**What the task asks**
Repeat the lines below exactly as they appear, but leave out the images.

**Dataset section**
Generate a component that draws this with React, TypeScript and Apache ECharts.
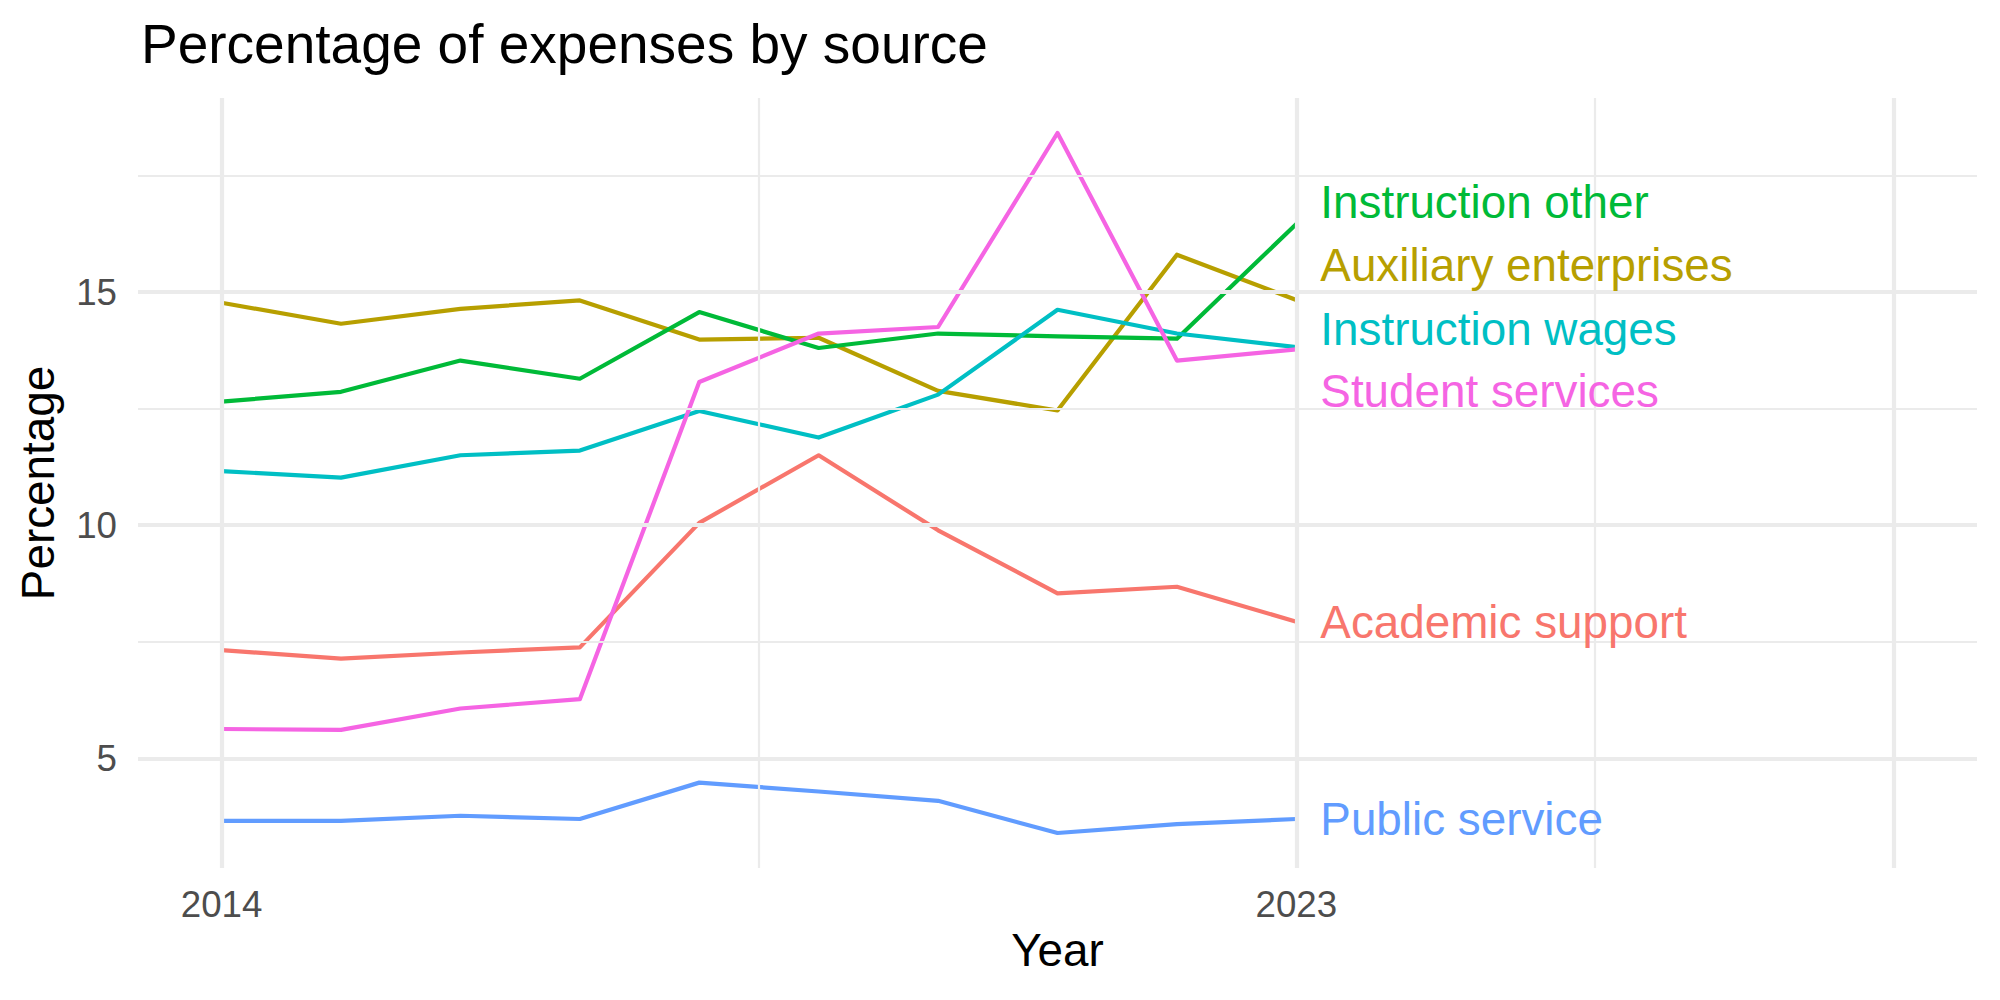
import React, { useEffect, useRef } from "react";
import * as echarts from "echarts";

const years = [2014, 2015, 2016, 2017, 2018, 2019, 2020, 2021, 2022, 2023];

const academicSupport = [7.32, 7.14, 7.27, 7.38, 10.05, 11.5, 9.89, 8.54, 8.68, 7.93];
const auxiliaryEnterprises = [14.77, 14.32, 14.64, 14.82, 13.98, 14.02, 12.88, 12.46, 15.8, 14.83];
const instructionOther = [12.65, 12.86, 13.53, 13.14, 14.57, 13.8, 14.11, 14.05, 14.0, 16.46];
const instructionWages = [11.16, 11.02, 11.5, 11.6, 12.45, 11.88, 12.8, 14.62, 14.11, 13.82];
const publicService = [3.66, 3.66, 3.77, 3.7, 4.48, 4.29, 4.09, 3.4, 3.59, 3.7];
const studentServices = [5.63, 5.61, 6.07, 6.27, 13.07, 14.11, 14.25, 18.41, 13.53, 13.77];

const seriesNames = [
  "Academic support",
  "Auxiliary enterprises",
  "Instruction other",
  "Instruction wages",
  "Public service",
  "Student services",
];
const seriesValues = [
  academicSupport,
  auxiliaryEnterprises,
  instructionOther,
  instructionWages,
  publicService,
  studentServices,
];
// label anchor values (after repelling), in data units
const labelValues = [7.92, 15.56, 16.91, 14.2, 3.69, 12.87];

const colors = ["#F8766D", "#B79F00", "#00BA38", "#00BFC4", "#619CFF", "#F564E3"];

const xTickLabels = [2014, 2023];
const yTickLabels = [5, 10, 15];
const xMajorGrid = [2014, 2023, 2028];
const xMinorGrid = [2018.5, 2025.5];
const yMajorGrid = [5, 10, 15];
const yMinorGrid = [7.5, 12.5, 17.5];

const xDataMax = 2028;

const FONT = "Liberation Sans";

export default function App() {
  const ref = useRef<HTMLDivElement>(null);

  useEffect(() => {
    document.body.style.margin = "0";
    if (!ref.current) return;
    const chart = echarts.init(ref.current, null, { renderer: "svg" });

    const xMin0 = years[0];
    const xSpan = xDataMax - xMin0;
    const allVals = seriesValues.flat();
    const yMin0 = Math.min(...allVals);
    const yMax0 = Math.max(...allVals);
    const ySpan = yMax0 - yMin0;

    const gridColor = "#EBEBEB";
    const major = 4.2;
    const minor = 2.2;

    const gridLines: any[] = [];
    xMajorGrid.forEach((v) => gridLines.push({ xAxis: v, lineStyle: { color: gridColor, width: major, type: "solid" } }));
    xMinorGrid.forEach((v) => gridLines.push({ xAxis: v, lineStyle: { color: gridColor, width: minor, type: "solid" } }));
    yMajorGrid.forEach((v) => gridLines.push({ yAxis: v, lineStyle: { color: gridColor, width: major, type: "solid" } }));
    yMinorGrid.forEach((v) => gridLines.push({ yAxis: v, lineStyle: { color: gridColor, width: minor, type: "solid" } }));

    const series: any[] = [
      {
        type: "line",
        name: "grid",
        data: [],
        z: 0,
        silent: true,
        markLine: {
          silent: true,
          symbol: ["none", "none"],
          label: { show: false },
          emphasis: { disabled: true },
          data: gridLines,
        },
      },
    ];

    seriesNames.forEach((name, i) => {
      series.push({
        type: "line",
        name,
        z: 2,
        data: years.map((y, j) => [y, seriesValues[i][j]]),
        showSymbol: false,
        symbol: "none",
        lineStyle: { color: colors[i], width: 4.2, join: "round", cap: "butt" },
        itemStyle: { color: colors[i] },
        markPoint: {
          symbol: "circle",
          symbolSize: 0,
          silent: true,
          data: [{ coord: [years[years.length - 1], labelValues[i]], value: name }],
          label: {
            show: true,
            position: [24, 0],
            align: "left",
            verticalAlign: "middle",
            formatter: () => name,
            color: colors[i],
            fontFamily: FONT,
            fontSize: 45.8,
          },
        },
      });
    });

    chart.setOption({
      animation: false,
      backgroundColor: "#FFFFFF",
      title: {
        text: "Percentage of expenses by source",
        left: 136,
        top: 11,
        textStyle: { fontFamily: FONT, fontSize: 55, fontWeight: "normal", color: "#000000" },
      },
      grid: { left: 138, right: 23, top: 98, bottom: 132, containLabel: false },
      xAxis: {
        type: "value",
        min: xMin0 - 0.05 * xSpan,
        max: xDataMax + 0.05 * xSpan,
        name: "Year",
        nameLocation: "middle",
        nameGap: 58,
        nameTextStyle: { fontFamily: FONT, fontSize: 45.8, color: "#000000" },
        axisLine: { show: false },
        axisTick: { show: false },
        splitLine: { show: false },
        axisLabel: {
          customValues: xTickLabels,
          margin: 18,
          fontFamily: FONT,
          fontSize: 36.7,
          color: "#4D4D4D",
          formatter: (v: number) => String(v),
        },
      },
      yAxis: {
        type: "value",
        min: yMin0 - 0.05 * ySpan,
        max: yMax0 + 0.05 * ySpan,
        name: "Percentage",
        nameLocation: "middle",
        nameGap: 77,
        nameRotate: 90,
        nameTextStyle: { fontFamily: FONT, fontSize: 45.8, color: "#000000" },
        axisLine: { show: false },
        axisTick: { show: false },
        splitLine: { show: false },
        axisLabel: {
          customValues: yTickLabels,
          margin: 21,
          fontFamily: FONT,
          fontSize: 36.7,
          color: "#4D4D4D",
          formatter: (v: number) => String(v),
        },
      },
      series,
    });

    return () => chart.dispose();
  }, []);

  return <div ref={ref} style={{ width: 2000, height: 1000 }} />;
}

**Answer below**
Generate a component that draws this with React, TypeScript and Apache ECharts.
import React, { useEffect, useRef } from "react";
import * as echarts from "echarts";

const years = [2014, 2015, 2016, 2017, 2018, 2019, 2020, 2021, 2022, 2023];

const academicSupport = [7.32, 7.14, 7.27, 7.38, 10.05, 11.5, 9.89, 8.54, 8.68, 7.93];
const auxiliaryEnterprises = [14.77, 14.32, 14.64, 14.82, 13.98, 14.02, 12.88, 12.46, 15.8, 14.83];
const instructionOther = [12.65, 12.86, 13.53, 13.14, 14.57, 13.8, 14.11, 14.05, 14.0, 16.46];
const instructionWages = [11.16, 11.02, 11.5, 11.6, 12.45, 11.88, 12.8, 14.62, 14.11, 13.82];
const publicService = [3.66, 3.66, 3.77, 3.7, 4.48, 4.29, 4.09, 3.4, 3.59, 3.7];
const studentServices = [5.63, 5.61, 6.07, 6.27, 13.07, 14.11, 14.25, 18.41, 13.53, 13.77];

const seriesNames = [
  "Academic support",
  "Auxiliary enterprises",
  "Instruction other",
  "Instruction wages",
  "Public service",
  "Student services",
];
const seriesValues = [
  academicSupport,
  auxiliaryEnterprises,
  instructionOther,
  instructionWages,
  publicService,
  studentServices,
];
// label anchor values (after repelling), in data units
const labelValues = [7.92, 15.56, 16.91, 14.2, 3.69, 12.87];

const colors = ["#F8766D", "#B79F00", "#00BA38", "#00BFC4", "#619CFF", "#F564E3"];

const xTickLabels = [2014, 2023];
const yTickLabels = [5, 10, 15];
const xMajorGrid = [2014, 2023, 2028];
const xMinorGrid = [2018.5, 2025.5];
const yMajorGrid = [5, 10, 15];
const yMinorGrid = [7.5, 12.5, 17.5];

const xDataMax = 2028;

const FONT = "Liberation Sans";

export default function App() {
  const ref = useRef<HTMLDivElement>(null);

  useEffect(() => {
    document.body.style.margin = "0";
    if (!ref.current) return;
    const chart = echarts.init(ref.current, null, { renderer: "svg" });

    const xMin0 = years[0];
    const xSpan = xDataMax - xMin0;
    const allVals = seriesValues.flat();
    const yMin0 = Math.min(...allVals);
    const yMax0 = Math.max(...allVals);
    const ySpan = yMax0 - yMin0;

    const gridColor = "#EBEBEB";
    const major = 4.2;
    const minor = 2.2;

    const gridLines: any[] = [];
    xMajorGrid.forEach((v) => gridLines.push({ xAxis: v, lineStyle: { color: gridColor, width: major, type: "solid" } }));
    xMinorGrid.forEach((v) => gridLines.push({ xAxis: v, lineStyle: { color: gridColor, width: minor, type: "solid" } }));
    yMajorGrid.forEach((v) => gridLines.push({ yAxis: v, lineStyle: { color: gridColor, width: major, type: "solid" } }));
    yMinorGrid.forEach((v) => gridLines.push({ yAxis: v, lineStyle: { color: gridColor, width: minor, type: "solid" } }));

    const series: any[] = [
      {
        type: "line",
        name: "grid",
        data: [],
        z: 0,
        silent: true,
        markLine: {
          silent: true,
          symbol: ["none", "none"],
          label: { show: false },
          emphasis: { disabled: true },
          data: gridLines,
        },
      },
    ];

    seriesNames.forEach((name, i) => {
      series.push({
        type: "line",
        name,
        z: 2,
        data: years.map((y, j) => [y, seriesValues[i][j]]),
        showSymbol: false,
        symbol: "none",
        lineStyle: { color: colors[i], width: 4.2, join: "round", cap: "butt" },
        itemStyle: { color: colors[i] },
        markPoint: {
          symbol: "circle",
          symbolSize: 0,
          silent: true,
          data: [{ coord: [years[years.length - 1], labelValues[i]], value: name }],
          label: {
            show: true,
            position: [24, 0],
            align: "left",
            verticalAlign: "middle",
            formatter: () => name,
            color: colors[i],
            fontFamily: FONT,
            fontSize: 45.8,
          },
        },
      });
    });

    chart.setOption({
      animation: false,
      backgroundColor: "#FFFFFF",
      title: {
        text: "Percentage of expenses by source",
        left: 136,
        top: 11,
        textStyle: { fontFamily: FONT, fontSize: 55, fontWeight: "normal", color: "#000000" },
      },
      grid: { left: 138, right: 23, top: 98, bottom: 132, containLabel: false },
      xAxis: {
        type: "value",
        min: xMin0 - 0.05 * xSpan,
        max: xDataMax + 0.05 * xSpan,
        name: "Year",
        nameLocation: "middle",
        nameGap: 58,
        nameTextStyle: { fontFamily: FONT, fontSize: 45.8, color: "#000000" },
        axisLine: { show: false },
        axisTick: { show: false },
        splitLine: { show: false },
        axisLabel: {
          customValues: xTickLabels,
          margin: 18,
          fontFamily: FONT,
          fontSize: 36.7,
          color: "#4D4D4D",
          formatter: (v: number) => String(v),
        },
      },
      yAxis: {
        type: "value",
        min: yMin0 - 0.05 * ySpan,
        max: yMax0 + 0.05 * ySpan,
        name: "Percentage",
        nameLocation: "middle",
        nameGap: 77,
        nameRotate: 90,
        nameTextStyle: { fontFamily: FONT, fontSize: 45.8, color: "#000000" },
        axisLine: { show: false },
        axisTick: { show: false },
        splitLine: { show: false },
        axisLabel: {
          customValues: yTickLabels,
          margin: 21,
          fontFamily: FONT,
          fontSize: 36.7,
          color: "#4D4D4D",
          formatter: (v: number) => String(v),
        },
      },
      series,
    });

    return () => chart.dispose();
  }, []);

  return <div ref={ref} style={{ width: 2000, height: 1000 }} />;
}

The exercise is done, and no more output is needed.